Katherine shared, “As Vice President of Programs, I manage all of our programmatic initiatives and teams, like our Non-Governmental Organization (NGO) staffs overseas. My responsibility is to make sure our directors have what they need and that Orphan Outreach’s long-term vision is clearly communicated and disseminated. I help them establish their organizational structure and integrate our policies and procedures so there is consistency across all of our countries, around the world.  Of course, while Orphan Outreach has a certain way of doing things, we want each NGO to function within the context of its own culture.”

According to Katherine, Orphan Outreach seeks to empower their NGOs to be more functionally independent by equipping their staff and leadership, so they can do their work and go on to hire and train even more nationals, as their organization grows.

“It has been neat to see communities, like in Kenya, who don’t even know the name Orphan Outreach. They just know the NGO, Yatima Outreach. That’s a beautiful thing because it’s not about Orphan Outreach, it’s not about our name, it’s about equipping these organizations and ministries to do the work God has called them to do,” said Katherine.

Katherine began working with Orphan Outreach six months after it was founded, in October 2007. She came on as a part-time administrative assistant while attending graduate school at the University of Texas in Arlington.

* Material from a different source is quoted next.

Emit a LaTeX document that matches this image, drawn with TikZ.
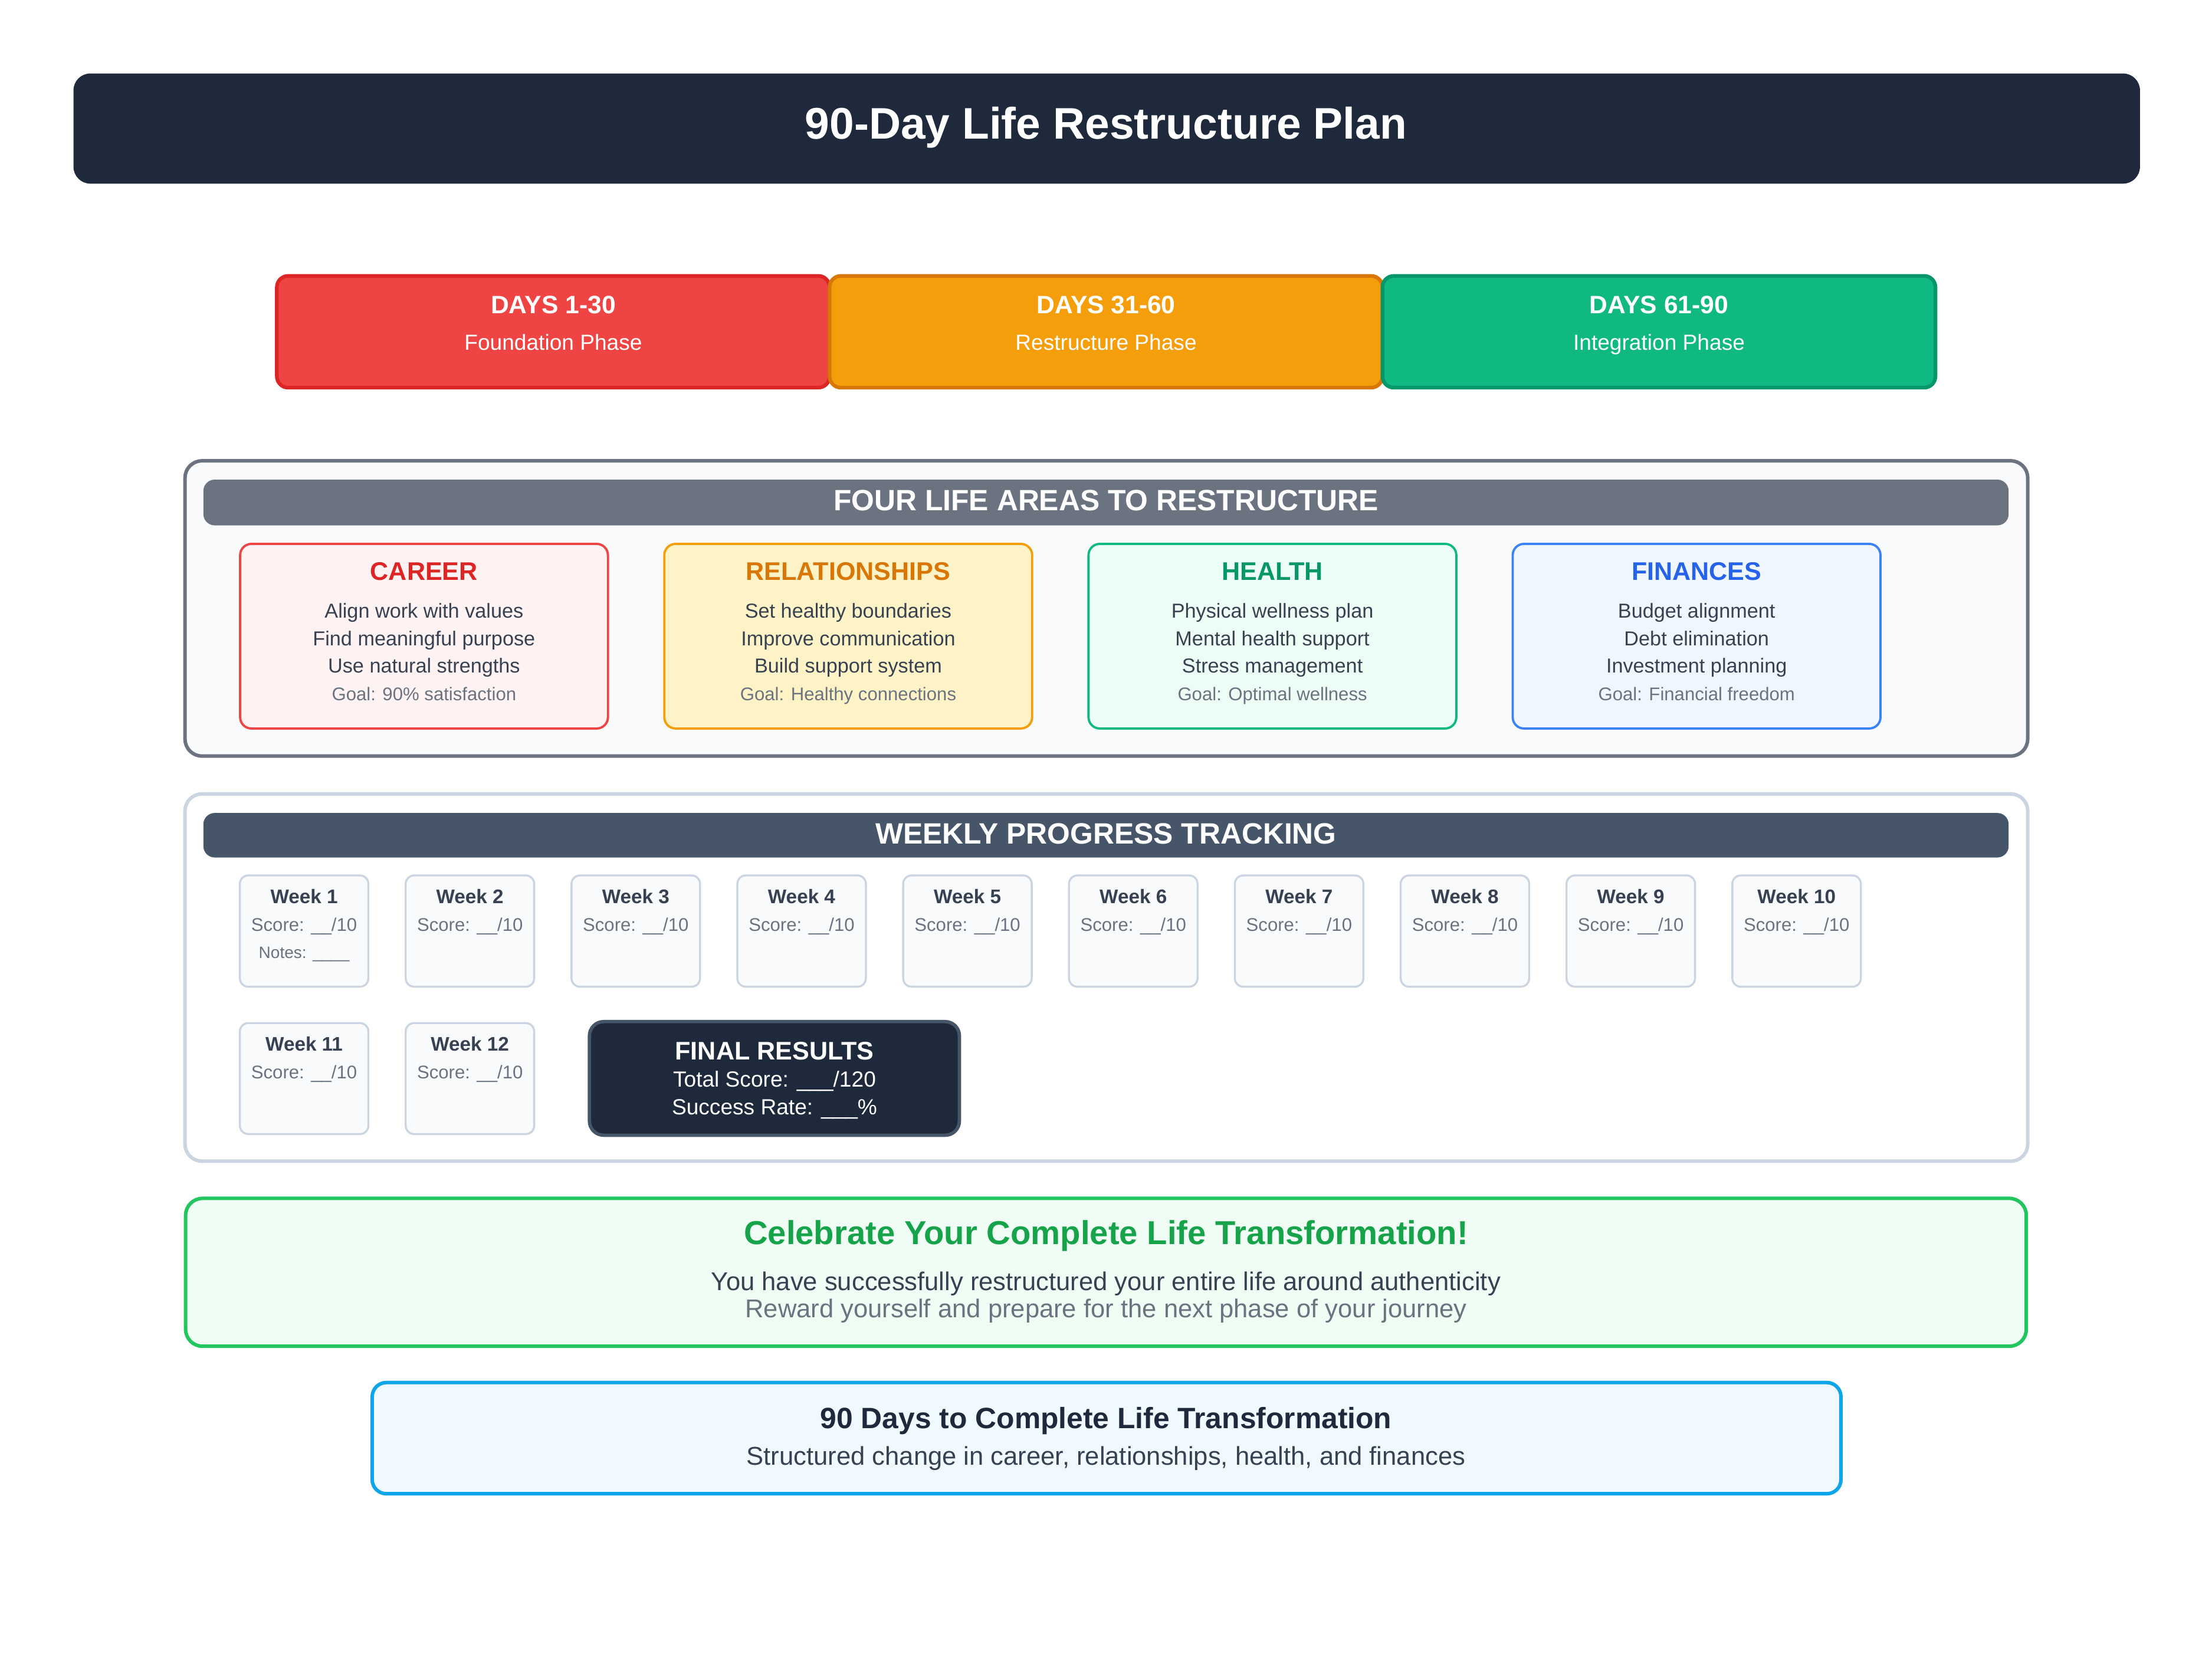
\documentclass[tikz,border=0pt]{standalone}
\usepackage{fontspec}
\setmainfont{Liberation Sans}
\definecolor{navy}{HTML}{1E293B}
\definecolor{redF}{HTML}{EF4444}
\definecolor{redS}{HTML}{DC2626}
\definecolor{orgF}{HTML}{F59E0B}
\definecolor{orgS}{HTML}{D97706}
\definecolor{grnF}{HTML}{10B981}
\definecolor{grnS}{HTML}{059669}
\definecolor{gray5}{HTML}{6B7280}
\definecolor{gray1}{HTML}{F9FAFB}
\definecolor{slate6}{HTML}{475569}
\definecolor{slate3}{HTML}{CBD5E1}
\definecolor{slate0}{HTML}{F8FAFC}
\definecolor{txtdark}{HTML}{374151}
\definecolor{carF}{HTML}{FEF2F2}
\definecolor{relF}{HTML}{FEF3C7}
\definecolor{heaF}{HTML}{ECFDF5}
\definecolor{finF}{HTML}{EFF6FF}
\definecolor{finS}{HTML}{3B82F6}
\definecolor{finT}{HTML}{2563EB}
\definecolor{celF}{HTML}{F0FDF4}
\definecolor{celS}{HTML}{22C55E}
\definecolor{celT}{HTML}{16A34A}
\definecolor{botF}{HTML}{F0F9FF}
\definecolor{botS}{HTML}{0EA5E9}
\newcommand\fsz[1]{\fontsize{#1}{#1}\selectfont}
\begin{document}
\begin{tikzpicture}[x=0.5pt,y=-0.5pt,
  txt/.style={inner sep=0pt,anchor=base,text=#1},
  txt/.default=txtdark,
  phasebox/.style 2 args={fill=#1,draw=#2,line width=1.3pt,rounded corners=4pt},
  container/.style={fill=#1,line width=1.25pt,rounded corners=6pt},
  headbar/.style={fill=#1,rounded corners=4pt},
  areabox/.style 2 args={fill=#1,draw=#2,line width=0.8pt,rounded corners=4pt},
  weekbox/.style={fill=slate0,draw=slate3,line width=0.7pt,rounded corners=3pt},
  weektitle/.style={txt=txtdark,font=\fsz{6.95}\bfseries},
  weekscore/.style={txt=gray5,font=\fsz{6.5}},
]
\useasboundingbox[fill=white] (0,0) rectangle (1566,1174.7);

% Title bar
\fill[navy,rounded corners=6pt] (52,52) rectangle (1515,130);
\node[txt=white,font=\fsz{15.65}\bfseries] (title) at (783,98.5) {90-Day Life Restructure Plan};

% Phases
\draw[phasebox={redF}{redS}] (196,195.3) rectangle (587.3,274.4);
\draw[phasebox={orgF}{orgS}] (587.3,195.3) rectangle (978.7,274.4);
\draw[phasebox={grnF}{grnS}] (978.7,195.3) rectangle (1370.2,274.4);
\node[txt=white,font=\fsz{8.9}\bfseries] (p1) at (391.7,222) {DAYS 1-30};
\node[txt=white,font=\fsz{7.75}] (p1s) at (391.7,248) {Foundation Phase};
\node[txt=white,font=\fsz{8.9}\bfseries] (p2) at (783,222) {DAYS 31-60};
\node[txt=white,font=\fsz{7.75}] (p2s) at (783,248) {Restructure Phase};
\node[txt=white,font=\fsz{8.9}\bfseries] (p3) at (1174.5,222) {DAYS 61-90};
\node[txt=white,font=\fsz{7.75}] (p3s) at (1174.5,248) {Integration Phase};

% Four life areas
\draw[container=gray1,draw=gray5] (131,326.2) rectangle (1435.5,535.2);
\fill[headbar=gray5] (144,339.5) rectangle (1422,371.9);
\node[txt=white,font=\fsz{10.4}\bfseries] (areas) at (783,361.6) {FOUR LIFE AREAS TO RESTRUCTURE};

\draw[areabox={carF}{redF}] (170,385) rectangle (430.4,515.7);
\draw[areabox={relF}{orgF}] (470.3,385) rectangle (730.7,515.7);
\draw[areabox={heaF}{grnF}] (770.6,385) rectangle (1031,515.7);
\draw[areabox={finF}{finS}] (1070.9,385) rectangle (1331.3,515.7);

\foreach \cx/\nm/\tc/\la/\lb/\lc/\gl in {
  300.2/CAREER/redS/Align work with values/Find meaningful purpose/Use natural strengths/Goal: 90\% satisfaction,
  600.5/RELATIONSHIPS/orgS/Set healthy boundaries/Improve communication/Build support system/Goal: Healthy connections,
  900.8/HEALTH/grnS/Physical wellness plan/Mental health support/Stress management/Goal: Optimal wellness,
  1201.1/FINANCES/finT/Budget alignment/Debt elimination/Investment planning/Goal: Financial freedom}{
  \node[txt=\tc,font=\fsz{9}\bfseries] (a-\nm) at (\cx,410.9) {\nm};
  \node[txt,font=\fsz{7.15}] (a-\nm-1) at (\cx,437.4) {\la};
  \node[txt,font=\fsz{7.15}] (a-\nm-2) at (\cx,457) {\lb};
  \node[txt,font=\fsz{7.15}] (a-\nm-3) at (\cx,476.2) {\lc};
  \node[txt=gray5,font=\fsz{6.5}] (a-\nm-g) at (\cx,495.9) {\gl};
}

% Weekly tracking
\draw[container=white,draw=slate3] (131,562) rectangle (1435.5,822);
\fill[headbar=slate6] (144,575.5) rectangle (1422,607);
\node[txt=white,font=\fsz{10.4}\bfseries] (weekly) at (783,597.2) {WEEKLY PROGRESS TRACKING};

\foreach \i in {1,...,10}{
  \pgfmathsetmacro{\xl}{169.8+(\i-1)*117.4}
  \draw[weekbox] (\xl,619.7) rectangle ++(91,78.8);
  \node[weektitle] (w\i) at (\xl+45.5,639.5) {Week \i};
  \node[weekscore] (ws\i) at (\xl+45.5,659) {Score: \_\_/10};
}
\node[txt=gray5,font=\fsz{5.85}] (notes1) at (215.3,678.3) {Notes: \_\_\_\_};

\foreach \i/\xl in {11/169.8,12/287.2}{
  \draw[weekbox] (\xl,724.2) rectangle ++(91,78.6);
  \node[weektitle] (w\i) at (\xl+45.5,744) {Week \i};
  \node[weekscore] (ws\i) at (\xl+45.5,763.4) {Score: \_\_/10};
}

\draw[fill=navy,draw=slate6,line width=1.2pt,rounded corners=5pt] (417.3,723.2) rectangle (679.2,803.6);
\node[txt=white,font=\fsz{9}\bfseries] (final) at (548.3,750.2) {FINAL RESULTS};
\node[txt=white,font=\fsz{7.75}] (total) at (548.3,769.6) {Total Score: \_\_\_/120};
\node[txt=white,font=\fsz{7.75}] (rate) at (548.3,789.1) {Success Rate: \_\_\_\%};

% Celebrate
\draw[fill=celF,draw=celS,line width=1.25pt,rounded corners=6pt] (131.4,848.3) rectangle (1434.5,953);
\node[txt=celT,font=\fsz{11.75}\bfseries] (cel) at (783,880.7) {Celebrate Your Complete Life Transformation!};
\node[txt,font=\fsz{9.1}] (cel1) at (783,913.5) {You have successfully restructured your entire life around authenticity};
\node[txt=gray5,font=\fsz{9.1}] (cel2) at (783,932.7) {Reward yourself and prepare for the next phase of your journey};

% Bottom
\draw[fill=botF,draw=botS,line width=1.25pt,rounded corners=5pt] (263.5,978.7) rectangle (1303.3,1057.4);
\node[txt=navy,font=\fsz{10.4}\bfseries] (bot) at (783,1011) {90 Days to Complete Life Transformation};
\node[txt,font=\fsz{9.1}] (bot1) at (783,1037) {Structured change in career, relationships, health, and finances};
\end{tikzpicture}
\end{document}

She had always felt called to work with children, and over the course of her high school and college years, was provided a series of opportunities to travel abroad and see firsthand the ministry of orphan care.

“The summer after my junior year, my high school youth group put together several different missions trips. The one that stood out to me was an orphan care trip to China through Buckner International. I am Chinese; I was born and raised in Houston, but my parents had immigrated from Hong Kong and southern China. So, that trip felt like a win-win-win. It allowed me to experience some of my heritage and background, it involved working with kids, and honestly, my friends were signing up to go,” Katherine said, laughing.

As the Lord would have it, her trip leader was none other than Mike Douris. Mike led the group of students to Northwest China, to serve children living in a government orphanage.

“The orphanages were very well run, you could tell the staff had a heart for the kids and wanted to be there. But it was my first experience with orphans and my first exposure to the fact that there are kids who are discarded by society. The Lord just broke my heart on that trip.”

Katherine returned to China two more times with Buckner (once more with Mike) each time returning with a strong desire to serve orphaned and vulnerable children.

That desire ultimately led her to Orphan Outreach, where for the past twelve years, she has worked in a variety of positions. One of her favorite experiences, however, was the summer she spent living alongside their ministry partners around the world.

“From May to October 2010, Orphan Outreach sent me overseas to spend about a month in every country,” Katherine shared. “At that time, we were only in Guatemala, Honduras, India, and Russia. I loved being able to spend an extended period of time in each place. I got to stay at the orphanages with our staff and got to see the day-to-day things that mission teams don’t always get to see. I loved getting to know our staff and seeing firsthand what they do. It was a once-in-a-life-time opportunity!”

Over the years, Katherine has learned a great deal about running an international orphan care ministry. Perhaps the most important, is the need to remain open to the needs and differences of each country, program, and child.

“One of the many things I love about working at Orphan Outreach is our ability to take a step back and really consider the work we are doing. We have this ability to adapt based on the current needs of our programs. I love that our focus is child-specific. We try to address each need of every child, uniquely. We don’t have “cookie-cutter” programs,” Katherine explained.

That is particularly important, Katherine explains, in the world’s current political climate:

“The places in which we work are very volatile, very anti-Christian. So, we’re having to ask questions like, ‘Is the work we are doing sustainable without compromising our values, without jeopardizing the ministry, or without putting our kids at risk?’ I think we’re continually asking ourselves, ‘Does this still make sense?’”

Despite the difficulties and the unknowns, Katherine and the rest of the staff at Orphan Outreach are certain of one thing: They are in this work together with God.

“Having been here all the years, Orphan Outreach really is like a second family to me,” Katherine said. “This is not just a job. This is what God has called me to do and He’s equipped me with the family to do it with. Caring for orphaned and vulnerable children is not a burden we bear on our own. We get to seek the Lord in whatever problems and issues we are trying to tackle. God equips us with exactly what we need whether that be staffing or finances. This is His work and we just get to be a part of it. It’s all about Him and His heart for these kids—which is so much greater than our own. He is all these kids need and getting to be a small part of His work in their lives is humbling.”

As Katherine reflects on her work at Orphan Outreach, she has one hope for the years ahead:

“I want to help people see God's heart for orphans. I want to help them figure out how they fit into His vision. Then, I want to help them get on board and get involved.”